- The Terry Curtis incarnation of Cyclotron as depicted in Who's Who: The Definitive Directory of the DC Universe #5 (July 1985). Art by Jerry Ordway.

Publication information
- Publisher: DC Comics
- First appearance: Terry Curtis: Action Comics #21 (1940) as Cyclotron: All-Star Squadron #21 (1983)
- Created by: Terry Curtis: Jerry Siegel and Joe Shuster Cyclotron: Roy Thomas

In-story information
- Alter ego: Terrence Kurtzberger
- Species: Metahuman
- Abilities: Superhuman strength; Flight; Atomic manipulation;

= Cyclotron (character) =

Cyclotron is the name of two characters appearing in American comic books published by DC Comics. Though a minor character, he holds an important place in the history of the Justice Society as a source of power and inspiration for both the Atom and Atom Smasher.

==Publication history==
Terry Curtis was originally an obscure one-shot Superman character in Action Comics #21 (1940) who was a scientist who was kidnapped by Ultra-Humanite and forced to build an "atomic disintegrator".

Roy Thomas reinvented the character as Cyclotron, a reluctant supervillain, in All-Star Squadron #21 (1983) from DC Comics. He was one of the few original villains retroactively added to DC's Golden Age era in the series.

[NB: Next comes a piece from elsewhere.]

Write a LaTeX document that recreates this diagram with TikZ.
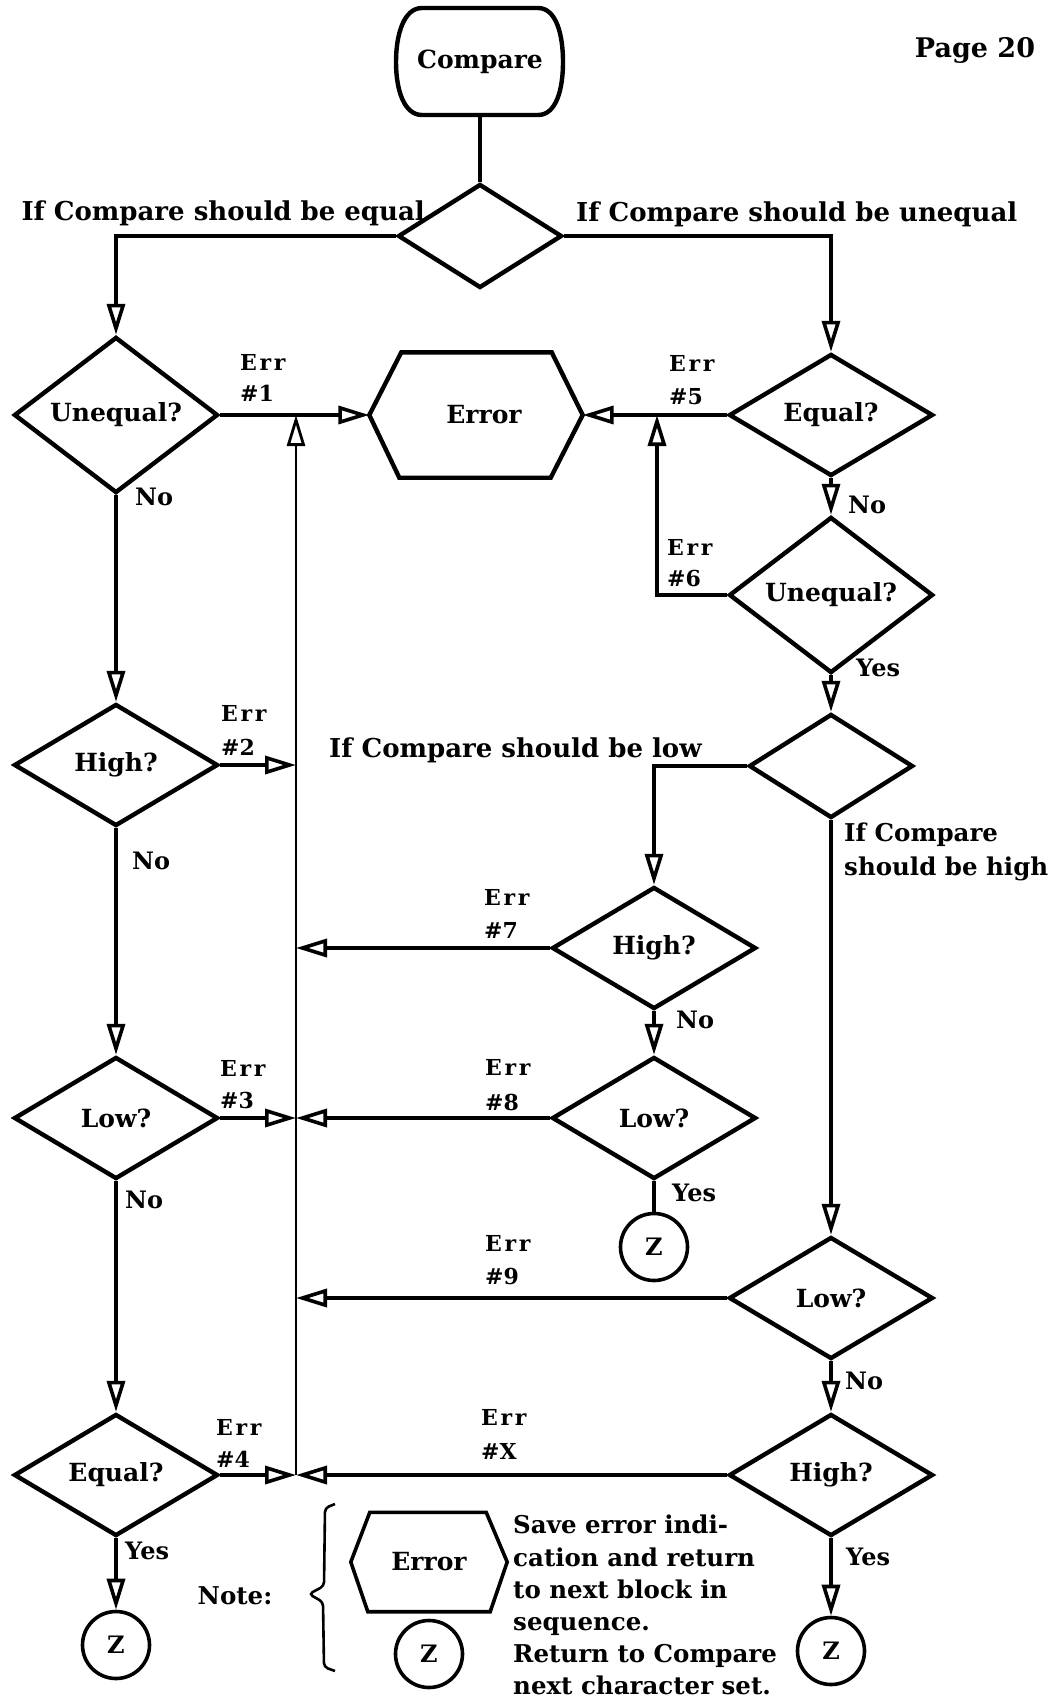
\documentclass[tikz,border=0pt]{standalone}
\usepackage{fontspec}
\setmainfont{DejaVu Serif}
\usetikzlibrary{shapes.geometric,arrows.meta,calc}
\newcommand{\fQ}{\fontsize{25}{30}\selectfont\bfseries}
\newcommand{\fL}{\fontsize{26}{34}\selectfont\bfseries}
\newcommand{\fLh}{\fontsize{24.5}{34}\selectfont\bfseries}
\newcommand{\fE}{\fontsize{22}{26}\selectfont\bfseries}
\newcommand{\fY}{\fontsize{24}{28}\selectfont\bfseries}
\newcommand{\fP}{\fontsize{27}{32}\selectfont\bfseries}
\newcommand{\fN}{\fontsize{24.5}{32.2}\selectfont\bfseries}
\newcommand{\fZ}{\fontsize{24}{28}\selectfont\bfseries}
\newcommand{\errtxt}{{\addfontfeature{LetterSpace=12}Err}}
\begin{document}
\begin{tikzpicture}[x=1pt,y=-1pt,
  shp/.style={draw, line width=4.4pt, line join=miter},
  qbox/.style={diamond, draw, line width=4.4pt, inner sep=0pt, minimum width=204pt, minimum height=122pt, font=\fQ},
  blank/.style={diamond, draw, line width=4.4pt, inner sep=0pt, minimum width=164pt, minimum height=104pt},
  zc/.style={circle, draw, line width=3.6pt, minimum size=67pt, inner sep=0pt, font=\fZ},
  conn/.style={line width=3.6pt},
  arr/.style={line width=3.6pt, -{Triangle[open,length=31pt,width=18pt]}},
  busarr/.style={line width=2.8pt, -{Triangle[open,length=31pt,width=18pt]}},
  lbl/.style={font=\fL, inner sep=0pt},
  errl/.style={font=\fE, inner sep=0pt, anchor=west},
  yn/.style={font=\fY, inner sep=0pt, anchor=west},
]
\useasboundingbox (0,0) rectangle (1057,1699);

% --- terminal
\node[inner sep=0pt, minimum width=167pt, minimum height=107pt, font=\fQ] (cmp) at (480,62) {Compare};
\draw[shp] (422,8) -- (538,8) .. controls (556,8) and (563,34) .. (563,62)
  .. controls (563,90) and (556,115) .. (538,115) -- (422,115)
  .. controls (404,115) and (396,90) .. (396,62)
  .. controls (396,34) and (404,8) .. (422,8) -- cycle;
\node[font=\fP, inner sep=0pt] (pg) at (975,50) {Page 20};

% --- top decision
\node[blank] (d0) at (480,236) {};
\node[lbl, anchor=base east] (lq) at (425,220) {If Compare should be equal};
\node[lbl, anchor=base west] (lu) at (576,222) {If Compare should be unequal};

% --- error hexagon
\node[inner sep=0pt, minimum width=213pt, minimum height=125pt, font=\fQ] (err) at (476,415) {\hspace*{16pt}Error};
\draw[shp] ([xshift=32pt]err.north west) -- ([xshift=-31pt]err.north east) -- (err.east)
  -- ([xshift=-32pt]err.south east) -- ([xshift=30pt]err.south west) -- (err.west) -- cycle;

% --- left column
\node[qbox] (uq1) at (116,415) {Unequal?};
\node[qbox] (hi1) at (116,765) {High?};
\node[qbox] (lo1) at (116,1118) {Low?};
\node[qbox] (eq2) at (116,1475) {Equal?};
\node[zc] (z1) at (116,1645) {Z};

% --- right column
\node[qbox] (eq1) at (831,415) {Equal?};
\node[qbox] (uq2) at (831,595) {Unequal?};
\node[blank] (d1) at (831,766) {};
\node[qbox] (lo3) at (831,1298) {Low?};
\node[qbox] (hi3) at (831,1475) {High?};
\node[zc] (z3) at (831,1651) {Z};

% --- middle column
\node[qbox] (hi2) at (654,948) {High?};
\node[qbox] (lo2) at (654,1118) {Low?};
\node[zc] (z2) at (654,1247) {Z};

\node[lbl, anchor=base west] (ll) at (329,757) {If Compare should be low};
\node[font=\fLh, inner sep=0pt, anchor=north west, align=left] (lh) at (844,823) {If Compare\\should be high};

% --- bus
\coordinate (bt) at (296,415);
\coordinate (bb) at (296,1475);
\coordinate (c6) at (657,415);

% --- connectors
\draw[conn] (cmp.south) -- (d0.north);
\draw[arr] (d0.west) -| (uq1.north);
\draw[arr] (d0.east) -| (eq1.north);
\draw[arr] (uq1.east) -- (err.west);
\draw[arr] (eq1.west) -- (err.east);
\draw[arr] (eq1.south) -- (uq2.north);
\draw[arr] (uq2.west) -| (c6);
\draw[arr] (uq2.south) -- (d1.north);
\draw[arr] (d1.west) -| (hi2.north);
\draw[arr] (d1.south) -- (lo3.north);
\draw[arr] (hi2.south) -- (lo2.north);
\draw[conn] (lo2.south) -- (z2.north);
\draw[arr] (lo3.south) -- (hi3.north);
\draw[arr] (hi3.south) -- (z3.north);
\draw[arr] (uq1.south) -- (hi1.north);
\draw[arr] (hi1.south) -- (lo1.north);
\draw[arr] (lo1.south) -- (eq2.north);
\draw[arr] (eq2.south) -- (z1.north);

\draw[busarr] (bb) -- (bt);
\draw[arr] (hi1.east) -- (hi1.east -| bt);
\draw[arr] (hi2.west) -- (hi2.west -| bt);
\draw[arr] (lo1.east) -- (lo1.east -| bt);
\draw[arr] (lo2.west) -- (lo2.west -| bt);
\draw[arr] (lo3.west) -- (lo3.west -| bt);
\draw[arr] (eq2.east) -- (eq2.east -| bt);
\draw[arr] (hi3.west) -- (hi3.west -| bt);

% --- Err labels
\node[errl] (e1a) at (240,362) {\errtxt};  \node[errl] (e1b) at (240,393) {\#1};
\node[errl] (e2a) at (221,713) {\errtxt};  \node[errl] (e2b) at (221,747) {\#2};
\node[errl] (e3a) at (220,1068) {\errtxt}; \node[errl] (e3b) at (220,1100) {\#3};
\node[errl] (e4a) at (216,1427) {\errtxt}; \node[errl] (e4b) at (216,1459) {\#4};
\node[errl] (e5a) at (669,363) {\errtxt};  \node[errl] (e5b) at (669,397) {\#5};
\node[errl] (e6a) at (667,547) {\errtxt};  \node[errl] (e6b) at (667,578) {\#6};
\node[errl] (e7a) at (484,897) {\errtxt};  \node[errl] (e7b) at (484,930) {\#7};
\node[errl] (e8a) at (485,1067) {\errtxt}; \node[errl] (e8b) at (485,1102) {\#8};
\node[errl] (e9a) at (485,1243) {\errtxt}; \node[errl] (e9b) at (485,1276) {\#9};
\node[errl] (eXa) at (481,1417) {\errtxt}; \node[errl] (eXb) at (481,1451) {\#X};

% --- Yes / No
\node[yn] (n1) at (135,497) {No};
\node[yn] (n2) at (132,861) {No};
\node[yn] (n3) at (125,1200) {No};
\node[yn] (y1) at (125,1551) {Yes};
\node[yn] (n4) at (848,505) {No};
\node[yn] (y2) at (856,668) {Yes};
\node[yn] (n5) at (676,1020) {No};
\node[yn] (y3) at (672,1193) {Yes};
\node[yn] (n6) at (845,1381) {No};
\node[yn] (y4) at (846,1557) {Yes};

% --- note
\node[font=\fN, inner sep=0pt] (note) at (235,1596) {Note:};
\draw[line width=2.6pt, rounded corners=4pt] (335,1504) -- (325,1508) -- (324,1586) -- (309,1594) -- (323,1602) -- (324,1667) -- (335,1671);
\node[inner sep=0pt, minimum width=156pt, minimum height=99pt, font=\fQ] (nerr) at (429,1562) {Error};
\draw[line width=3.6pt, line join=miter] ([xshift=19pt]nerr.north west) -- ([xshift=-21pt]nerr.north east) -- (nerr.east)
  -- ([xshift=-17pt]nerr.south east) -- ([xshift=17pt]nerr.south west) -- (nerr.west) -- cycle;
\node[zc] (nz) at (429,1654) {Z};
\node[font=\fN, align=left, anchor=north west, inner sep=0pt] (ntext) at (513,1515)
  {Save error indi-\\cation and return\\to next block in\\sequence.\\Return to Compare\\next character set.};
\end{tikzpicture}
\end{document}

==Fictional character biography==
===Terry Curtis===
Terry Curtis was an atomic scientist in the 1930s and 1940s. Born Terrence Kurtzenberg, he had later Anglicized his name. In the past, he had a brief romantic relationship with Danette Reilly, the second Firebrand. Curtis gains superpowers after being captured and experimented on by Ultra-Humanite, who intends to make use of his knowledge.

Used as a pawn by the villain, Curtis is forced to battle the All-Star Squadron. The Atom confronts Curtis and is exposed to his radiation, eventually gaining superpowers himself. Curtis is killed after attempting to kill Ultra-Humanite by detonating himself. Curtis' daughter Terri eventually has a son, Albert, who gains superpowers from her and Terry's exposure to radiation.

===Clarence Simms===
In 2016, DC Comics implemented a relaunch of its books called "DC Rebirth", which restored its continuity to a form much as it was prior to "The New 52" reboot. Clarence Simms appears in the crossover series Justice League vs Suicide Squad as a member of the initial Suicide Squad. On a mission to Jagsun, he organizes a double cross to take the island's God-Engine for himself, but is killed by Waller.

==Powers and abilities==
The first Cyclotron has immense strength, the ability to fly, project blasts of atomic energy, and manipulate matter on a molecular level. He can even sap his opponent's physique by touching them. He additionally possesses expertise in science.

The second Cyclotron is capable of generating energy.

==In other media==

- An original incarnation of Cyclotron appears in the Super Powers Collection action figure line and its tie-in comic. This version, also known as Alex LeWitt, is an android created by Superman who was programmed with all the powers and weaknesses of every superhero and supervillain to serve as the Justice League's tactician.
- A figure of Cyclotron was released in the DC Universe Classics line in April 2010.